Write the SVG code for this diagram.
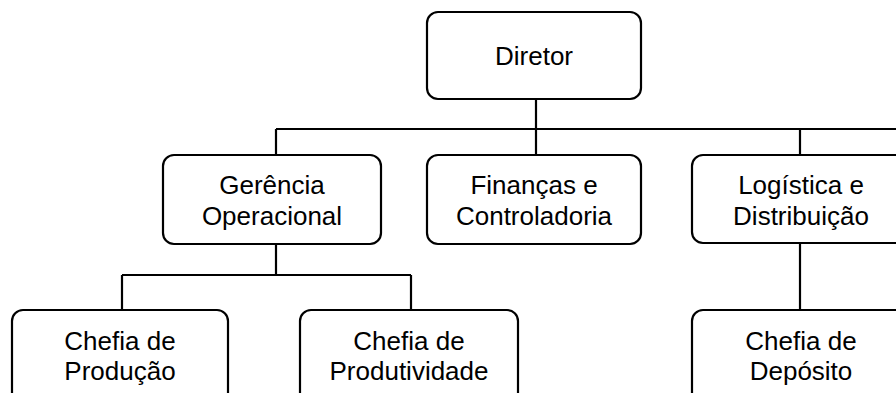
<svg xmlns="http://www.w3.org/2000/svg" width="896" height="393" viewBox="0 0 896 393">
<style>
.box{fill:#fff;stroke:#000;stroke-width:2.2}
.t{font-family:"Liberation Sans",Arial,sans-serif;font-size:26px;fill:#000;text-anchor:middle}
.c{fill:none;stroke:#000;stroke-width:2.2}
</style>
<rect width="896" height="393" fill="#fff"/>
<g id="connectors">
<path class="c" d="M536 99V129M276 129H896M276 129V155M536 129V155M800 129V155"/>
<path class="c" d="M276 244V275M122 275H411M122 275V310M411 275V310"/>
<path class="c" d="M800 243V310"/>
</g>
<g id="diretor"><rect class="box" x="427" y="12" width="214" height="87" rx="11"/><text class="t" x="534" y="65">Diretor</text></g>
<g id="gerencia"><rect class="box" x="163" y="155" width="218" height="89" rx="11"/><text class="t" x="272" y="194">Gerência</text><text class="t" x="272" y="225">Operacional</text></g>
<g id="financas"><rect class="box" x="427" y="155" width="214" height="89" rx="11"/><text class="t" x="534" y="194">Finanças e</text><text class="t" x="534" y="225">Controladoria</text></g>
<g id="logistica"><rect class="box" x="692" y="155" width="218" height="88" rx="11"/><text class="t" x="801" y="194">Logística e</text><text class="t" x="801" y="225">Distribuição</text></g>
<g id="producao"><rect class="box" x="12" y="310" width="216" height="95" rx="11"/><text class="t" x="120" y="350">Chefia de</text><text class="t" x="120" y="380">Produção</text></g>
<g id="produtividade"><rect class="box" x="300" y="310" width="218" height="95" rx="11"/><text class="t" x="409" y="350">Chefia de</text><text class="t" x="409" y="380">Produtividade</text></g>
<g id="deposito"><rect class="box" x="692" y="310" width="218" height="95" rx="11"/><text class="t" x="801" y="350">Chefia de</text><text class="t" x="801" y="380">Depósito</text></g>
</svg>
==
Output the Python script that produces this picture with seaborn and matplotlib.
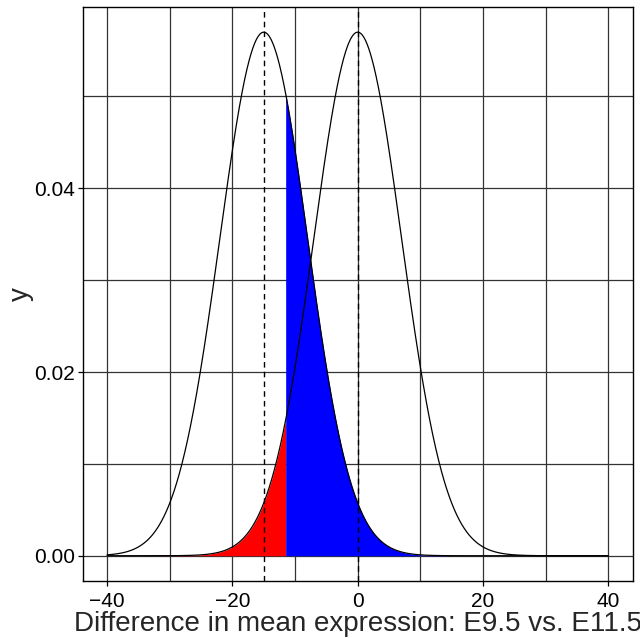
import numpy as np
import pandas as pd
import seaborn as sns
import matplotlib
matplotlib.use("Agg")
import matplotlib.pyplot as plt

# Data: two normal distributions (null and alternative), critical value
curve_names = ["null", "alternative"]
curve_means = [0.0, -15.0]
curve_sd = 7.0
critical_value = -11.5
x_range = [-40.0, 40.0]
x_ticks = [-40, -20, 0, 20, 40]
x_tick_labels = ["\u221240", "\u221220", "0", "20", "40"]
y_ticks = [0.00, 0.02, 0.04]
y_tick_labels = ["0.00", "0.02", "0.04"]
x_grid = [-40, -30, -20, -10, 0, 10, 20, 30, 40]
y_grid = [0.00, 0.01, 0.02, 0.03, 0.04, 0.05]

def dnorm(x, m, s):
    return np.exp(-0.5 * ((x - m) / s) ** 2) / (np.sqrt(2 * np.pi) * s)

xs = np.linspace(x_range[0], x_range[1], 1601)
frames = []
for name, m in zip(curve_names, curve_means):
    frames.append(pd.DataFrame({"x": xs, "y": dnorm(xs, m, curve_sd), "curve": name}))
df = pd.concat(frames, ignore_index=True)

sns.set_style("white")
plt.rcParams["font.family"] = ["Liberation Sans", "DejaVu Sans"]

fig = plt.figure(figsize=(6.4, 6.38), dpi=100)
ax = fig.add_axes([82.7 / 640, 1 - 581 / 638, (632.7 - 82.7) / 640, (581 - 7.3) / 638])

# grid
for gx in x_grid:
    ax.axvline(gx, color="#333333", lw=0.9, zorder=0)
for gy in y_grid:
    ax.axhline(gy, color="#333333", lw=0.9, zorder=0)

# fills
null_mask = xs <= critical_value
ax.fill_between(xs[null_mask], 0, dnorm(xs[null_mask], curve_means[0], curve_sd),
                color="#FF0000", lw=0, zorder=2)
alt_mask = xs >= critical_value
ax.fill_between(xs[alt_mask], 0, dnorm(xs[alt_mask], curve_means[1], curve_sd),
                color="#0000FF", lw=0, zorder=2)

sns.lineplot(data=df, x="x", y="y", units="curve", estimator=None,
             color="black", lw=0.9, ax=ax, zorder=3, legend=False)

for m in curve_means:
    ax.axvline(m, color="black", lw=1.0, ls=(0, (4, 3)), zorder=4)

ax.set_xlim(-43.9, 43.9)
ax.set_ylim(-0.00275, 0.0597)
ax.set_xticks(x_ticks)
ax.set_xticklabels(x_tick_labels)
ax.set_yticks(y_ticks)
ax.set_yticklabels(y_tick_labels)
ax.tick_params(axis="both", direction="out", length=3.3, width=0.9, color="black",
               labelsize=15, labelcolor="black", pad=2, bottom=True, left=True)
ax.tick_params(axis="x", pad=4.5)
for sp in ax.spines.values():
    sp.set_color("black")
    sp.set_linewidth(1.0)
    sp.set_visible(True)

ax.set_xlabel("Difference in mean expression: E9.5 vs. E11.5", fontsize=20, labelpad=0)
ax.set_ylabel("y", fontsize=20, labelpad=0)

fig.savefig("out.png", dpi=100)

PROBLEM TO WORK ON — Only the lines from "Output the Python" through "y_grid = [0.00, 0.01, 0.02, 0.03, 0.04, 0.05]" should appear in your output, copied exactly with both end lines, and with no pictures.

THE OUTPUT —
Output the Python script that produces this picture with seaborn and matplotlib.
import numpy as np
import pandas as pd
import seaborn as sns
import matplotlib
matplotlib.use("Agg")
import matplotlib.pyplot as plt

# Data: two normal distributions (null and alternative), critical value
curve_names = ["null", "alternative"]
curve_means = [0.0, -15.0]
curve_sd = 7.0
critical_value = -11.5
x_range = [-40.0, 40.0]
x_ticks = [-40, -20, 0, 20, 40]
x_tick_labels = ["\u221240", "\u221220", "0", "20", "40"]
y_ticks = [0.00, 0.02, 0.04]
y_tick_labels = ["0.00", "0.02", "0.04"]
x_grid = [-40, -30, -20, -10, 0, 10, 20, 30, 40]
y_grid = [0.00, 0.01, 0.02, 0.03, 0.04, 0.05]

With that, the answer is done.